• _JOB_:
Write out, exactly and only, the lines that run from the top of the records to the line with "(sub) at (2,60)". Include both ends; exclude pictures.

• _INPUT DATA_:
• • • • • • •
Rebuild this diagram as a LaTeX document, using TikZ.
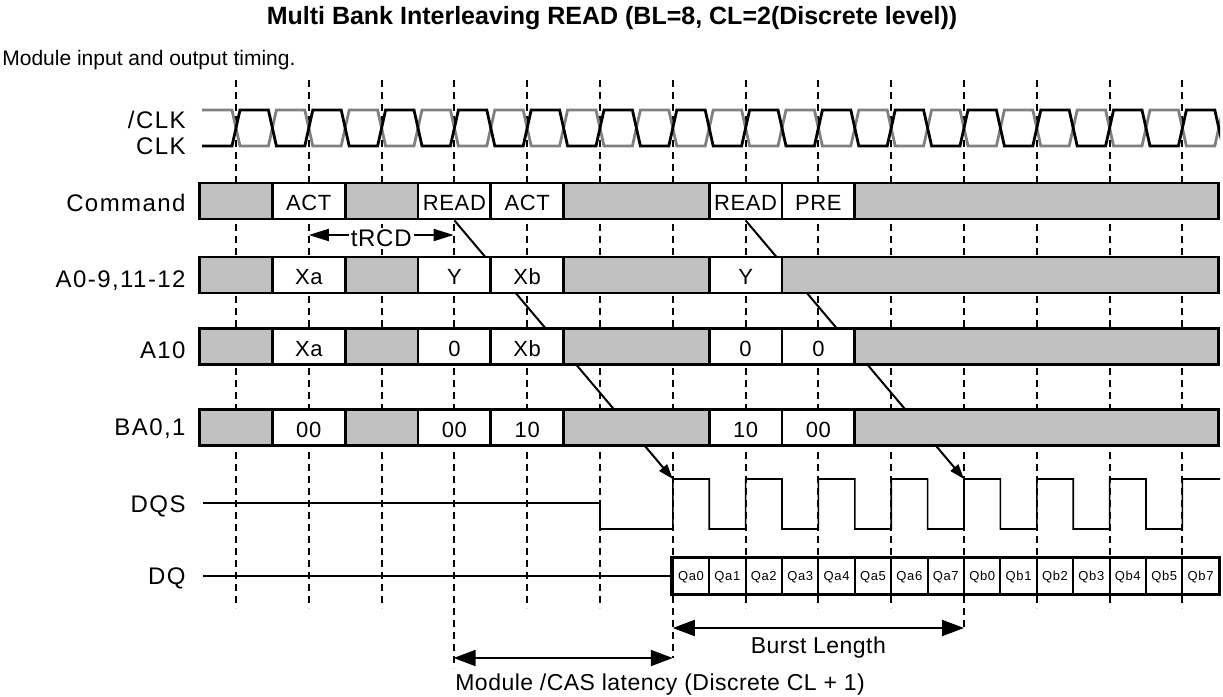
\documentclass[tikz,border=0pt]{standalone}
\usepackage{fontspec}
\setmainfont{Liberation Sans}
\usetikzlibrary{arrows.meta}
\definecolor{cellgray}{HTML}{C0C0C0}
\definecolor{clkgray}{HTML}{808080}
\pgfdeclarelayer{bg}
\pgfsetlayers{bg,main}

\begin{document}
\begin{tikzpicture}[x=0.5pt,y=-0.5pt,
 cell/.style={draw,line width=1.4pt,minimum height=18pt,inner sep=0pt,text height=9.9pt,text depth=0pt,
   font=\fontsize{11}{11}\selectfont\addfontfeatures{LetterSpace=3}},
 qcell/.style={draw,line width=1pt,fill=white,minimum width=18.2pt,minimum height=18pt,inner sep=0pt,
   text height=4.65pt,text depth=0pt,font=\fontsize{6.5}{6.5}\selectfont\addfontfeatures{LetterSpace=5}},
 lab/.style={anchor=base east,inner sep=0pt,font=\fontsize{12}{12}\selectfont\addfontfeatures{LetterSpace=6}},
 tick/.style={line width=1pt,dash pattern=on 3.5pt off 2.5pt},
 clk/.style={line width=1.4pt},
 wave/.style={line width=0.8pt},
 diag/.style={line width=1pt,-{Triangle[length=7.5pt,width=5pt]}},
 dim/.style={line width=1pt,{Triangle[length=11pt,width=8pt]}-{Triangle[length=11pt,width=8pt]}},
 dimn/.style={line width=1pt,{Triangle[length=10pt,width=6pt]}-{Triangle[length=10pt,width=6pt]}},
 note/.style={inner sep=0pt,font=\fontsize{11.5}{12}\selectfont\addfontfeatures{LetterSpace=2}}]

\useasboundingbox (0,0) rectangle (1223,697);

% headings
\node[font=\fontsize{12.5}{14}\selectfont\bfseries] (title) at (612,18) {Multi Bank Interleaving READ (BL=8, CL=2(Discrete level))};
\node[anchor=west,inner sep=0pt,font=\fontsize{10.5}{12}\selectfont] (sub) at (2,60) {Module input and output timing.};

% signal names
\node[lab] (lclkn) at (186,128) {/CLK};
\node[lab] (lclk) at (186,154.5) {CLK};
\node[lab] (lcmd) at (186,211.5) {Command};
\node[lab] (ladr) at (186,287) {A0-9,11-12};
\node[lab] (la10) at (186,358.5) {A10};
\node[lab] (lba) at (186,435.5) {BA0,1};
\node[lab] (ldqs) at (186,512) {DQS};
\node[lab] (ldq) at (186,584.5) {DQ};

% clocks
\begin{scope}
\clip (200,95) rectangle (1220,160);
\draw[clk,clkgray] (202,110) \foreach \k in {0,...,13}{ -- ({232+72.8*\k},110) -- ({240+72.8*\k},146) -- ({268.4+72.8*\k},146) -- ({276.4+72.8*\k},110)};
\draw[clk] (202,146) \foreach \k in {0,...,13}{ -- ({232+72.8*\k},146) -- ({240+72.8*\k},110) -- ({268.4+72.8*\k},110) -- ({276.4+72.8*\k},146)};
\end{scope}

% bus rows
\foreach \a/\b/\f/\t [count=\i] in {0/1/cellgray/{},1/2/white/ACT,2/3/cellgray/{},3/4/white/READ,4/5/white/ACT,5/7/cellgray/{},7/8/white/READ,8/9/white/PRE,9/14/cellgray/{}}
  \node[cell,fill=\f,minimum width={(\b-\a)*36.4pt}] (cmd\i) at ({199.6+36.4*(\a+\b)},201) {\t};
\foreach \a/\b/\f/\t [count=\i] in {0/1/cellgray/{},1/2/white/Xa,2/3/cellgray/{},3/4/white/Y,4/5/white/Xb,5/7/cellgray/{},7/8/white/Y,8/14/cellgray/{}}
  \node[cell,fill=\f,minimum width={(\b-\a)*36.4pt}] (adr\i) at ({199.6+36.4*(\a+\b)},275) {\t};
\foreach \a/\b/\f/\t [count=\i] in {0/1/cellgray/{},1/2/white/Xa,2/3/cellgray/{},3/4/white/0,4/5/white/Xb,5/7/cellgray/{},7/8/white/0,8/9/white/0,9/14/cellgray/{}}
  \node[cell,fill=\f,minimum width={(\b-\a)*36.4pt}] (ten\i) at ({199.6+36.4*(\a+\b)},346.5) {\t};
\foreach \a/\b/\f/\t [count=\i] in {0/1/cellgray/{},1/2/white/00,2/3/cellgray/{},3/4/white/00,4/5/white/10,5/7/cellgray/{},7/8/white/10,8/9/white/00,9/14/cellgray/{}}
  \node[cell,fill=\f,minimum width={(\b-\a)*36.4pt}] (ba\i) at ({199.6+36.4*(\a+\b)},427.5) {\t};

% DQS
\coordinate (dqsA) at (672.8,479);
\coordinate (dqsB) at (964,479);
\draw[wave] (ldqs.east |- 0,503) ++(17,0) -- (600,503) -- (600,529) -- (672.8,529)
  \foreach \k in {6,...,12}{ -- ({236+72.8*\k},479) -- ({272.4+72.8*\k},479) -- ({272.4+72.8*\k},529) -- ({308.8+72.8*\k},529)}
  -- (1182.4,479) -- (1220,479);

% DQ
\foreach \t [count=\i] in {Qa0,Qa1,Qa2,Qa3,Qa4,Qa5,Qa6,Qa7,Qb0,Qb1,Qb2,Qb3,Qb4,Qb5,Qb7}
  \node[qcell] (dq\i) at ({672.8+36.4*(\i-0.5)},576) {\t};
\draw[line width=1.4pt] (dq1.north west) rectangle (dq15.south east);
\draw[wave] (ldq.east |- 0,576) ++(17,0) -- (dq1.west);

% timing marks
\coordinate (rcdL) at (308.8,235);
\coordinate (rcdR) at (453.6,235);
\draw[dimn] (rcdL) -- (rcdR) node[midway,fill=white,inner sep=1pt,yshift=-1.5pt,font=\fontsize{12}{12}\selectfont\addfontfeatures{LetterSpace=3}] (trcd) {tRCD};
\coordinate (blL) at (672.8,628);
\coordinate (blR) at (964,628);
\draw[dim] (blL) -- (blR);
\node[note] (bltext) at (818.4,648) {Burst Length};
\coordinate (casL) at (453.6,658);
\coordinate (casR) at (672.8,658);
\draw[dim] (casL) -- (casR);
\node[note,anchor=west] (castext) at (455,685) {Module /CAS latency (Discrete CL + 1)};

\begin{pgfonlayer}{bg}
\foreach \k/\e in {0/608,1/608,2/608,3/668,4/608,5/608,6/658,7/608,8/608,9/608,10/630,11/608,12/608,13/608}
  \draw[tick] ({236+72.8*\k},80) -- ({236+72.8*\k},\e);
\draw[diag] (cmd4.south) -- (dqsA);
\draw[diag] (cmd7.south) -- (dqsB);
\end{pgfonlayer}
\end{tikzpicture}
\end{document}
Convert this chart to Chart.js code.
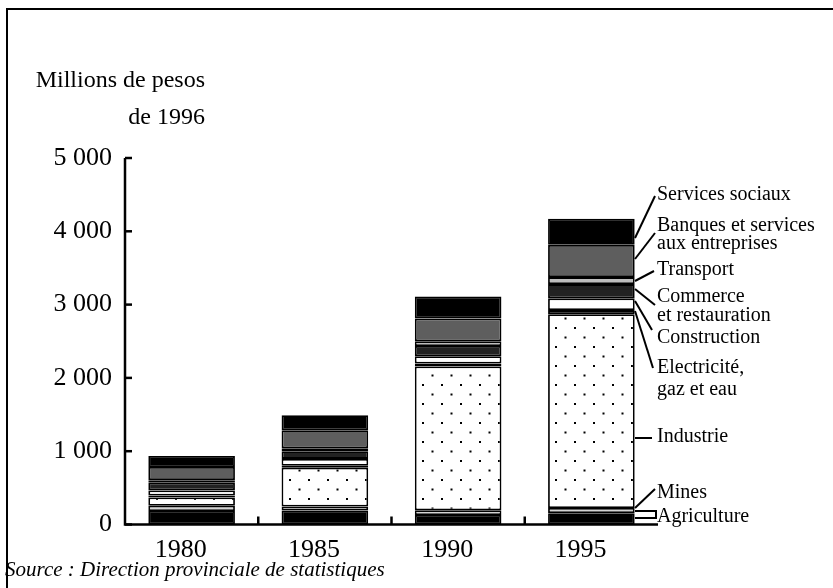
<!DOCTYPE html>
<html>
<head>
<meta charset="utf-8">
<script src="https://cdn.jsdelivr.net/npm/chart.js@4/dist/chart.umd.min.js"></script>
<style>
  html, body { margin: 0; padding: 0; background: #fff; }
  canvas { display: block; }
</style>
</head>
<body>
<canvas id="chart" width="833" height="588"></canvas>
<script>
// Production by sector, millions of 1996 pesos
const years = ["1980", "1985", "1990", "1995"];
const agriculture = [185, 190, 130, 155];
const mines = [70, 55, 65, 70];
const industrie = [115, 530, 1960, 2645];
const electricite = [25, 25, 40, 55];
const construction = [70, 95, 100, 160];
const commerce = [110, 105, 140, 195];
const transport = [30, 40, 65, 95];
const banques = [180, 245, 310, 440];
const services = [150, 205, 300, 355];
const yTicks = [0, 1000, 2000, 3000, 4000, 5000];

const SERIF = "'Liberation Serif', 'Times New Roman', serif";

// dotted fill for the industry band
function dotPattern() {
  const c = document.createElement("canvas");
  c.width = 19;
  c.height = 19;
  const g = c.getContext("2d");
  g.fillStyle = "#fff";
  g.fillRect(0, 0, 19, 19);
  g.fillStyle = "#000";
  g.fillRect(4, 4, 2, 2);
  g.fillRect(13.5, 13.5, 2, 2);
  return g.createPattern(c, "repeat");
}

function ds(label, data, color) {
  return {
    label: label,
    data: data,
    backgroundColor: color,
    borderColor: "#000",
    borderWidth: 1.8,
    borderSkipped: false,
  };
}

// label text, lines at y, leader line path (bar edge -> text)
const sideLabels = [
  { lines: ["Services sociaux"], y: [195], path: [[635, 238], [655, 196]] },
  { lines: ["Banques et services", "aux entreprises"], y: [226, 244], path: [[635, 259], [655, 233]] },
  { lines: ["Transport"], y: [270], path: [[635, 281], [654, 271]] },
  { lines: ["Commerce", "et restauration"], y: [297, 316], path: [[635, 289], [655, 305]] },
  { lines: ["Construction"], y: [338], path: [[635, 301], [652, 330]] },
  { lines: ["Electricité,", "gaz et eau"], y: [368, 390], path: [[635, 311], [653, 368]] },
  { lines: ["Industrie"], y: [437], path: [[635, 438], [652, 438]] },
  { lines: ["Mines"], y: [493], path: [[635, 508], [655, 489]] },
  { lines: ["Agriculture"], y: [517], path: [[635, 511], [656, 511], [656, 518], [635, 518]] },
];

const decorations = {
  id: "decorations",
  afterDraw(chart) {
    const ctx = chart.ctx;
    const x = chart.scales.x;
    const y = chart.scales.y;
    const area = chart.chartArea;
    ctx.save();
    ctx.strokeStyle = "#000";
    ctx.fillStyle = "#000";

    // axes
    ctx.lineWidth = 2.5;
    ctx.beginPath();
    ctx.moveTo(area.left, y.getPixelForValue(5000));
    ctx.lineTo(area.left, area.bottom);
    ctx.lineTo(area.right, area.bottom);
    ctx.stroke();

    yTicks.forEach(function (v) {
      const py = y.getPixelForValue(v);
      ctx.beginPath();
      ctx.moveTo(area.left, py);
      ctx.lineTo(area.left + 7, py);
      ctx.stroke();
    });
    for (let i = 1; i < years.length; i++) {
      const px = (x.getPixelForValue(i - 1) + x.getPixelForValue(i)) / 2;
      ctx.beginPath();
      ctx.moveTo(px, area.bottom);
      ctx.lineTo(px, area.bottom - 8);
      ctx.stroke();
    }

    // frame
    ctx.lineWidth = 2;
    ctx.strokeRect(7, 9, 900, 700);

    // unit title
    ctx.font = "24px " + SERIF;
    ctx.textBaseline = "middle";
    ctx.textAlign = "right";
    ctx.fillText("Millions de pesos", 205, 81);
    ctx.fillText("de 1996", 205, 118);

    // side labels with leaders
    ctx.font = "20px " + SERIF;
    ctx.textAlign = "left";
    ctx.lineWidth = 2;
    sideLabels.forEach(function (s) {
      ctx.beginPath();
      ctx.moveTo(s.path[0][0], s.path[0][1]);
      for (let k = 1; k < s.path.length; k++) ctx.lineTo(s.path[k][0], s.path[k][1]);
      ctx.stroke();
      s.lines.forEach(function (t, k) {
        ctx.fillText(t, 657, s.y[k]);
      });
    });

    ctx.font = "italic 21px " + SERIF;
    ctx.fillText("Source : Direction provinciale de statistiques", 5, 570);
    ctx.restore();
  },
};

new Chart(document.getElementById("chart"), {
  type: "bar",
  data: {
    labels: years,
    datasets: [
      ds("Agriculture", agriculture, "#000"),
      ds("Mines", mines, "#d4d4d4"),
      ds("Industrie", industrie, dotPattern()),
      ds("Electricité, gaz et eau", electricite, "#3a3a3a"),
      ds("Construction", construction, "#fff"),
      ds("Commerce et restauration", commerce, "#222"),
      ds("Transport", transport, "#bdbdbd"),
      ds("Banques et services aux entreprises", banques, "#5e5e5e"),
      ds("Services sociaux", services, "#000"),
    ],
  },
  options: {
    responsive: false,
    animation: false,
    layout: { padding: { left: 0, top: 158, right: 175, bottom: 0 } },
    datasets: { bar: { barPercentage: 0.65, categoryPercentage: 1 } },
    plugins: { legend: { display: false }, tooltip: { enabled: false } },
    scales: {
      x: {
        stacked: true,
        grid: { display: false, drawTicks: false },
        border: { display: false },
        ticks: { color: "#000", padding: 10, labelOffset: -11, font: { family: SERIF, size: 26 } },
        afterFit(scale) { scale.height = 63.5; },
      },
      y: {
        stacked: true,
        min: 0,
        max: 5000,
        afterBuildTicks(scale) { scale.ticks = yTicks.map(function (v) { return { value: v }; }); },
        grid: { display: false, drawTicks: false },
        border: { display: false },
        ticks: {
          color: "#000",
          padding: 13,
          font: { family: SERIF, size: 26 },
          callback: function (v) { return v >= 1000 ? Math.floor(v / 1000) + " 000" : String(v); },
        },
        afterFit(scale) { scale.width = 125; },
      },
    },
  },
  plugins: [decorations],
});
</script>
</body>
</html>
• • • • • • •
• _EXERCISE SOLUTION_:
Rebuild this diagram as a LaTeX document, using TikZ.
\documentclass[tikz,border=0pt]{standalone}
\usepackage{fontspec}
\setmainfont{Liberation Sans}
\usetikzlibrary{arrows.meta}
\definecolor{cellgray}{HTML}{C0C0C0}
\definecolor{clkgray}{HTML}{808080}
\pgfdeclarelayer{bg}
\pgfsetlayers{bg,main}

\begin{document}
\begin{tikzpicture}[x=0.5pt,y=-0.5pt,
 cell/.style={draw,line width=1.4pt,minimum height=18pt,inner sep=0pt,text height=9.9pt,text depth=0pt,
   font=\fontsize{11}{11}\selectfont\addfontfeatures{LetterSpace=3}},
 qcell/.style={draw,line width=1pt,fill=white,minimum width=18.2pt,minimum height=18pt,inner sep=0pt,
   text height=4.65pt,text depth=0pt,font=\fontsize{6.5}{6.5}\selectfont\addfontfeatures{LetterSpace=5}},
 lab/.style={anchor=base east,inner sep=0pt,font=\fontsize{12}{12}\selectfont\addfontfeatures{LetterSpace=6}},
 tick/.style={line width=1pt,dash pattern=on 3.5pt off 2.5pt},
 clk/.style={line width=1.4pt},
 wave/.style={line width=0.8pt},
 diag/.style={line width=1pt,-{Triangle[length=7.5pt,width=5pt]}},
 dim/.style={line width=1pt,{Triangle[length=11pt,width=8pt]}-{Triangle[length=11pt,width=8pt]}},
 dimn/.style={line width=1pt,{Triangle[length=10pt,width=6pt]}-{Triangle[length=10pt,width=6pt]}},
 note/.style={inner sep=0pt,font=\fontsize{11.5}{12}\selectfont\addfontfeatures{LetterSpace=2}}]

\useasboundingbox (0,0) rectangle (1223,697);

% headings
\node[font=\fontsize{12.5}{14}\selectfont\bfseries] (title) at (612,18) {Multi Bank Interleaving READ (BL=8, CL=2(Discrete level))};
\node[anchor=west,inner sep=0pt,font=\fontsize{10.5}{12}\selectfont] (sub) at (2,60) {Module input and output timing.};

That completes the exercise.